PROBLEM: Extract word for word the lines of the listing from its start to the line holding "const SUBTITLE = 'TAM", both ends kept; pictures are not part of the copy.

AVAILABLE DATA:
------------------------------------------------------------

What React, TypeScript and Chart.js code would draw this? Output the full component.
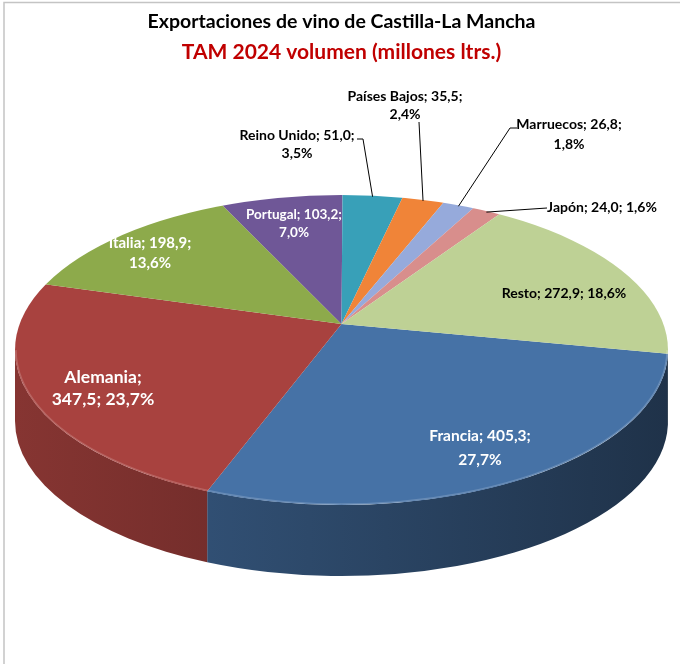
import { useEffect, useRef } from 'react';
import { Chart, registerables } from 'chart.js';

Chart.register(...registerables);

// ---- data ----
const CATEGORIES = ['Francia', 'Alemania', 'Italia', 'Portugal', 'Reino Unido', 'Países Bajos', 'Marruecos', 'Japón', 'Resto'];
const VALUES = [405.3, 347.5, 198.9, 103.2, 51.0, 35.5, 26.8, 24.0, 272.9];
const TITLE = 'Exportaciones de vino de Castilla-La Mancha';
const SUBTITLE = 'TAM 2024 volumen (millones ltrs.)';

// ---- style / layout ----
const COLORS = ['#4672A6', '#A8423F', '#8DAA4B', '#6F5797', '#38A0B8', '#F08438', '#96AADB', '#D88E8C', '#BED195'];
const FIRST_SLICE_ANGLE = 101; // degrees clockwise from 12 o'clock
const DEPTH = 71;
const PERSPECTIVE = 0.168; // 0 = no perspective
const FONT = 'Lato, "Open Sans", sans-serif';
// parts on the first line (name; value; pct)
const LABEL_BREAK = [2, 1, 2, 2, 2, 2, 2, 3, 3];
const LABEL_SIZE = [15.5, 17.5, 15, 13.5, 14, 14, 14, 14, 14];
const LABEL_LINE = [24, 22, 20, 18, 18, 18, 20, 18, 18];
const LABEL_COLOR = ['#ffffff', '#ffffff', '#ffffff', '#ffffff', '#000000', '#000000', '#000000', '#000000', '#000000'];
const LABEL_POS: [number, number][] = [[480, 436], [103, 377], [150, 243], [294, 215], [297, 135], [405, 96], [569, 124], [602, 207], [564, 293]];
// leader-line starting points (null = no leader)
const LEADERS: ([number, number][] | null)[] = [null, null, null, null, [[357, 139], [363, 139]], [[419, 122]], [[517, 128], [510, 128]], [[547, 208]], null];

const fmt = (v: number) => v.toFixed(1).replace('.', ',');

function shade(hex: string, f: number) {
  const n = parseInt(hex.slice(1), 16);
  const r = Math.round(((n >> 16) & 255) * f);
  const g = Math.round(((n >> 8) & 255) * f);
  const b = Math.round((n & 255) * f);
  return `rgb(${r},${g},${b})`;
}

const TAU = Math.PI * 2;

// silhouette ellipse (cx, cy, a, b) from the chart area, apex P of the slices and ray axes (A, B)
function geom(chart: any) {
  const { left, right, top, bottom } = chart.chartArea;
  const cx = (left + right) / 2, cy = (top + bottom) / 2, a = (right - left) / 2, b = (bottom - top) / 2;
  const k = PERSPECTIVE;
  return { cx, cy, a, b, k, px: cx, py: cy - b * k, A: a * Math.sqrt(1 - k * k), B: b * (1 - k * k) };
}

// where the ray from the apex at pie angle ang meets the silhouette; returns point and ellipse parameter
function hit(g: any, ang: number) {
  const dx = g.A * Math.cos(ang), dy = g.B * Math.sin(ang);
  const qa = (dx * dx) / (g.a * g.a) + (dy * dy) / (g.b * g.b);
  const qb = (-2 * g.k * dy) / g.b;
  const qc = g.k * g.k - 1;
  const t = (-qb + Math.sqrt(qb * qb - 4 * qa * qc)) / (2 * qa);
  const x = g.px + t * dx, y = g.py + t * dy;
  let phi = Math.atan2((y - g.cy) / g.b, (x - g.cx) / g.a);
  phi += TAU * Math.round((ang - phi) / TAU);
  return { x, y, phi };
}

const pie3d = {
  id: 'pie3d',
  beforeDraw(chart: any) {
    const ctx = chart.ctx;
    ctx.save();
    ctx.strokeStyle = '#C4C4C4';
    ctx.lineWidth = 1.5;
    ctx.beginPath();
    ctx.moveTo(4, 700);
    ctx.lineTo(4, 2.5);
    ctx.lineTo(700, 2.5);
    ctx.stroke();
    ctx.restore();
  },
  beforeDatasetsDraw(chart: any) {
    const ctx = chart.ctx;
    const g = geom(chart);
    const { cx, cy, a, b } = g;
    const arcs = chart.getDatasetMeta(0).data;
    ctx.save();
    arcs.forEach((arc: any, i: number) => {
      const s = hit(g, arc.startAngle).phi;
      let e = hit(g, arc.endAngle).phi;
      if (e < s) e += TAU;
      for (let k = -1; k <= 2; k++) {
        const lo = Math.max(s, k * TAU), hi = Math.min(e, k * TAU + Math.PI);
        if (hi <= lo) continue;
        const grad = ctx.createLinearGradient(cx - a, 0, cx + a, 0);
        grad.addColorStop(0, shade(COLORS[i], 0.8));
        grad.addColorStop(0.45, shade(COLORS[i], 0.64));
        grad.addColorStop(1, shade(COLORS[i], 0.44));
        ctx.beginPath();
        ctx.ellipse(cx, cy, a, b, 0, lo, hi);
        ctx.lineTo(cx + a * Math.cos(hi), cy + b * Math.sin(hi) + DEPTH);
        ctx.ellipse(cx, cy + DEPTH, a, b, 0, hi, lo, true);
        ctx.closePath();
        ctx.fillStyle = grad;
        ctx.fill();
      }
    });
    ctx.restore();
    // clip to the top face and map the round pie through the perspective rays
    const arc0 = arcs[0];
    const r = arc0.outerRadius;
    const over = 1.6;
    ctx.save();
    ctx.beginPath();
    ctx.ellipse(cx, cy, a, b, 0, 0, TAU);
    ctx.clip();
    ctx.translate(g.px, g.py);
    ctx.scale((over * g.A) / r, (over * g.B) / r);
    ctx.translate(-arc0.x, -arc0.y);
  },
  afterDatasetsDraw(chart: any) {
    const ctx = chart.ctx;
    ctx.restore();
    const { cx, cy, a, b } = geom(chart);
    ctx.save();
    ctx.strokeStyle = 'rgba(255,255,255,0.18)';
    ctx.lineWidth = 1.5;
    ctx.beginPath();
    ctx.ellipse(cx, cy, a - 1, b - 1, 0, 0, Math.PI);
    ctx.stroke();
    ctx.restore();
  },
  afterDraw(chart: any) {
    const ctx = chart.ctx;
    const g = geom(chart);
    const arcs = chart.getDatasetMeta(0).data;
    const total = VALUES.reduce((s, v) => s + v, 0);
    ctx.save();
    arcs.forEach((arc: any, i: number) => {
      const parts = [CATEGORIES[i], fmt(VALUES[i]), fmt((VALUES[i] / total) * 100) + '%'];
      const lines =
        LABEL_BREAK[i] === 3
          ? [parts.join('; ')]
          : [parts.slice(0, LABEL_BREAK[i]).join('; ') + ';', parts.slice(LABEL_BREAK[i]).join('; ')];
      const [x, y] = LABEL_POS[i];
      const leader = LEADERS[i];
      if (leader) {
        const p = hit(g, (arc.startAngle + arc.endAngle) / 2);
        ctx.strokeStyle = '#000';
        ctx.lineWidth = 1;
        ctx.beginPath();
        ctx.moveTo(leader[0][0], leader[0][1]);
        for (let j = 1; j < leader.length; j++) ctx.lineTo(leader[j][0], leader[j][1]);
        ctx.lineTo(p.x, p.y + 1);
        ctx.stroke();
      }
      ctx.fillStyle = LABEL_COLOR[i];
      ctx.font = `bold ${LABEL_SIZE[i]}px ${FONT}`;
      ctx.textAlign = 'center';
      ctx.textBaseline = 'middle';
      lines.forEach((ln, j) => ctx.fillText(ln, x, y + j * LABEL_LINE[i]));
    });
    ctx.restore();
  },
};

export default function App() {
  const ref = useRef<HTMLCanvasElement | null>(null);
  useEffect(() => {
    document.body.style.margin = '0';
    const chart = new Chart(ref.current as HTMLCanvasElement, {
      type: 'pie',
      data: {
        labels: CATEGORIES,
        datasets: [{ data: VALUES, backgroundColor: COLORS, borderWidth: 0, hoverOffset: 0, clip: false } as any],
      },
      options: {
        responsive: false,
        devicePixelRatio: 1,
        animation: false,
        rotation: FIRST_SLICE_ANGLE,
        layout: { padding: { left: 15, right: 12, top: 0, bottom: 159 } },
        plugins: {
          legend: { display: false },
          tooltip: { enabled: false },
          title: {
            display: true,
            text: TITLE,
            color: '#000000',
            font: { family: FONT, size: 19.5, weight: 'bold' },
            padding: { top: 10.3, bottom: 0 },
          },
          subtitle: {
            display: true,
            text: SUBTITLE,
            color: '#C00000',
            font: { family: FONT, size: 21, weight: 'bold' },
            padding: { top: 5.7, bottom: 130.4 },
          },
        },
      } as any,
      plugins: [pie3d],
    });
    return () => chart.destroy();
  }, []);
  return (
    <div style={{ width: 680, height: 664, overflow: 'hidden', background: '#fff' }}>
      <canvas ref={ref} width={680} height={664} style={{ width: 680, height: 664, display: 'block' }} />
    </div>
  );
}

------------------------------------------------------------

SOLVED PROBLEM:
What React, TypeScript and Chart.js code would draw this? Output the full component.
import { useEffect, useRef } from 'react';
import { Chart, registerables } from 'chart.js';

Chart.register(...registerables);

// ---- data ----
const CATEGORIES = ['Francia', 'Alemania', 'Italia', 'Portugal', 'Reino Unido', 'Países Bajos', 'Marruecos', 'Japón', 'Resto'];
const VALUES = [405.3, 347.5, 198.9, 103.2, 51.0, 35.5, 26.8, 24.0, 272.9];
const TITLE = 'Exportaciones de vino de Castilla-La Mancha';
const SUBTITLE = 'TAM 2024 volumen (millones ltrs.)';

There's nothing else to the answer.